Lucrecia de Palomo

Escuchaba cantar a mi nieta, de tan solo 3 años, el estribillo “amo a mi país, amo a Guatemala”. Inmediatamente me hizo pensar sobre mi Guatemala y la situación que vivimos, de lo mucho o poco que se le ama, de cuánto ese amor es colectivo o personal. Así mismo, me transporté a otro momento que con ella viví hace algunos días camino a la institución educativa donde ella pasa su mañana y yo trabajo. Eran como las 8:10 de la mañana cuando, de golpe y sopetón, nos encontramos con un grupúsculo de personas, no pasaban de cincuenta, llevando encima de su ropa camisetas rojas con una imagen del Che Guevara; sucedió frente a Molino de las Flores en Carretera Roosevelt. Se colocaron frente a los vehículos y, provocaron un paro total, cerraron las dos vías -hacia occidente y oriente. Miles de carros, buses, ambulancias, carros de policía, etc. fueron retenidos. Cuatro horas, estancadas sin poder salir de las enormes filas de vehículos sin que apareciera una sola autoridad pública para hacer valer nuestro derecho constitucional de libre locomoción y mucho menos de la Procuraduría de los Humanos Derechos.

Como buenos chapines, al estar estancados sin transitar, empezamos a indagar qué sucedía, los primeros en dar respuestas fueron los motoristas que al poder circular tenían información fresca y luego las redes sociales hicieron público lo que ocurría. El Sindicato de Salud Pública era la causa, aun cuando sus peticiones nadie las tenía claras. Muchos de los pilotos bajamos de los carros e iniciamos a intercambiar ideas. La mayoría de personas se lamentaban, pero no se atrevían a hacer valer sus derechos, solo hacían mención de su malestar y pedían que pasara el tiempo para poder liberarse de ese atolladero. Entre los comentarios estaban las quejas económicas, lo que estaban perdiendo, que se les descontaría el día, pero en ninguno pude escuchar que hablara sobre sus derechos y cómo estaban siendo mancillados, como tampoco de las obligaciones de los ciudadanos y funcionarios.

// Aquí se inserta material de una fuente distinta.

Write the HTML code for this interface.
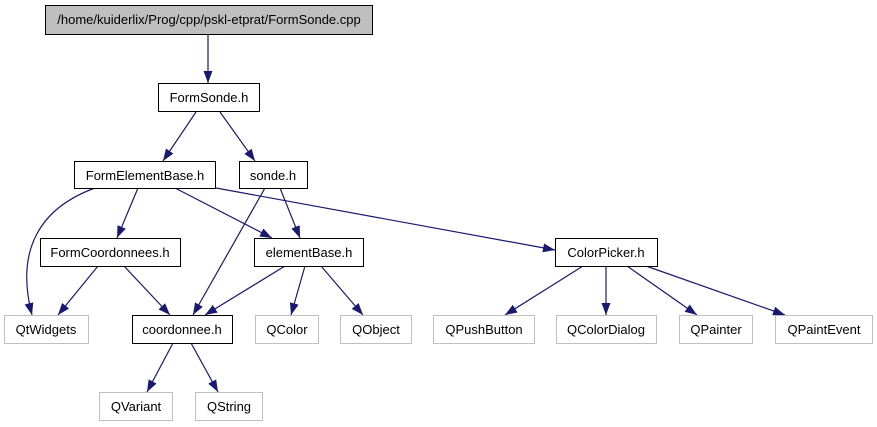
<!DOCTYPE html>
<html><head><meta charset="utf-8"><style>
html,body{margin:0;padding:0;background:#fff;}
svg{display:block;}
text{font-family:"Liberation Sans",Helvetica,sans-serif;font-size:13px;fill:#000;text-anchor:middle;}
</style></head><body>
<svg width="877" height="427" viewBox="0 0 877 427" xmlns="http://www.w3.org/2000/svg">
<defs>
<marker id="a" markerWidth="12" markerHeight="9" refX="12" refY="4.5" orient="auto" markerUnits="userSpaceOnUse">
<polygon points="0,0 12,4.5 0,9" fill="#191970"/>
</marker>
</defs>
<g stroke="#191970" stroke-width="1.2" fill="none" marker-end="url(#a)">
<path d="M208,35 L208,83"/>
<path d="M196,112 L163,161"/>
<path d="M220,112 L255,161"/>
<path d="M95,188 C40,208 15,250 32,315"/>
<path d="M138,188 L117,238"/>
<path d="M175,188 L272,238"/>
<path d="M216,188 L555,250"/>
<path d="M265,188 L193,315"/>
<path d="M280,188 L300,238"/>
<path d="M98,266 L58,315"/>
<path d="M124,266 L170,315"/>
<path d="M285,266 L205,315"/>
<path d="M305,266 L291,315"/>
<path d="M321,266 L363,315"/>
<path d="M173,343 L147,392"/>
<path d="M191,343 L218,392"/>
<path d="M583,266 L505,315"/>
<path d="M606,266 L606,315"/>
<path d="M627,266 L697,315"/>
<path d="M646,266 L785,315"/>
</g>
<g stroke-width="1">
<rect x="45.5" y="5.5" width="327" height="29" fill="#bfbfbf" stroke="#000"/>
<rect x="158.5" y="83.5" width="101" height="28" fill="#fff" stroke="#000"/>
<rect x="74.5" y="161.5" width="141" height="27" fill="#fff" stroke="#000"/>
<rect x="239.5" y="161.5" width="68" height="27" fill="#fff" stroke="#000"/>
<rect x="40.5" y="238.5" width="140" height="28" fill="#fff" stroke="#000"/>
<rect x="254.5" y="238.5" width="109" height="28" fill="#fff" stroke="#000"/>
<rect x="555.5" y="238.5" width="102" height="28" fill="#fff" stroke="#000"/>
<rect x="132.5" y="315.5" width="100" height="28" fill="#fff" stroke="#000"/>
<rect x="4.5" y="315.5" width="84" height="28" fill="#fff" stroke="#bfbfbf"/>
<rect x="255.5" y="315.5" width="63" height="28" fill="#fff" stroke="#bfbfbf"/>
<rect x="340.5" y="315.5" width="71" height="28" fill="#fff" stroke="#bfbfbf"/>
<rect x="433.5" y="315.5" width="101" height="28" fill="#fff" stroke="#bfbfbf"/>
<rect x="556.5" y="315.5" width="100" height="28" fill="#fff" stroke="#bfbfbf"/>
<rect x="679.5" y="315.5" width="73" height="28" fill="#fff" stroke="#bfbfbf"/>
<rect x="775.5" y="315.5" width="97" height="28" fill="#fff" stroke="#bfbfbf"/>
<rect x="99.5" y="392.5" width="73" height="28" fill="#fff" stroke="#bfbfbf"/>
<rect x="195.5" y="392.5" width="67" height="28" fill="#fff" stroke="#bfbfbf"/>
</g>
<text x="209" y="24">/home/kuiderlix/Prog/cpp/pskl-etprat/FormSonde.cpp</text>
<text x="209" y="102">FormSonde.h</text>
<text x="145" y="180">FormElementBase.h</text>
<text x="273" y="180">sonde.h</text>
<text x="110" y="257">FormCoordonnees.h</text>
<text x="309" y="257">elementBase.h</text>
<text x="606" y="257">ColorPicker.h</text>
<text x="46" y="334">QtWidgets</text>
<text x="182" y="334">coordonnee.h</text>
<text x="287" y="334">QColor</text>
<text x="376" y="334">QObject</text>
<text x="484" y="334">QPushButton</text>
<text x="606" y="334">QColorDialog</text>
<text x="716" y="334">QPainter</text>
<text x="824" y="334">QPaintEvent</text>
<text x="136" y="411">QVariant</text>
<text x="229" y="411">QString</text>
</svg>
</body></html>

Esta pandemia de los paros inició con el gobierno democristiano, cuyos dirigentes decían que las manifestaciones eran la música de la democracia, pero se llegó a una pura y clara anarquía. Estos actos fortalecieron al dinero como fuente de poder (la mayoría de los movimientos civiles -como políticos- se prostituyeron, si no se paga, no se para) y la costumbre lo hizo natural. Desde entonces vemos como en cada gobierno se utiliza a grupos pagados para crear crisis social y mantener así velada la realidad. La complicidad del gobierno con los grupos manifestantes es obvia, los dirigentes son recibidos inmediatamente por el Presidente de la República y el del Congreso (que generalmente se benefician de estos movimientos) y la firma de pactos colectivos con los respectivos besos y abrazos benefician al grupúsculo dirigente en contra de toda la población. Pero no es exclusivo del sector público, también el privado y la llamada sociedad civil utilizan este tipo de acciones pagadas, valorando más sus propios intereses que el daño al país.

Durante casi 30 años hemos venimos sufriendo este tipo de vejámenes confabulados, que gritan consignas para el bien común pero, que a la larga son solo pantalla pues seguimos con hospitales y escuelas paupérrimas, una educación diseñada para un sector exclusivo, uso y manejo del agua en detrimento de las mayorías, desnutrición generalizada y en aumento, etc. todos tema que han servido para enarbolar banderas de paros.

¡Más que evidente! los paros deben ser tomados en serio por toda la población y las autoridades, y no ser permitidos, son ilegales y no buscan el bien común, tan solo son un instrumento que permite colocar por algún tiempo un tema específico en mesas de negociaciones que no llegan a ningún acuerdo, no se buscan cambios reales y duraderos. El daño se hace al país y al ciudadano que cada día se le enseña a amar menos a Guatemala.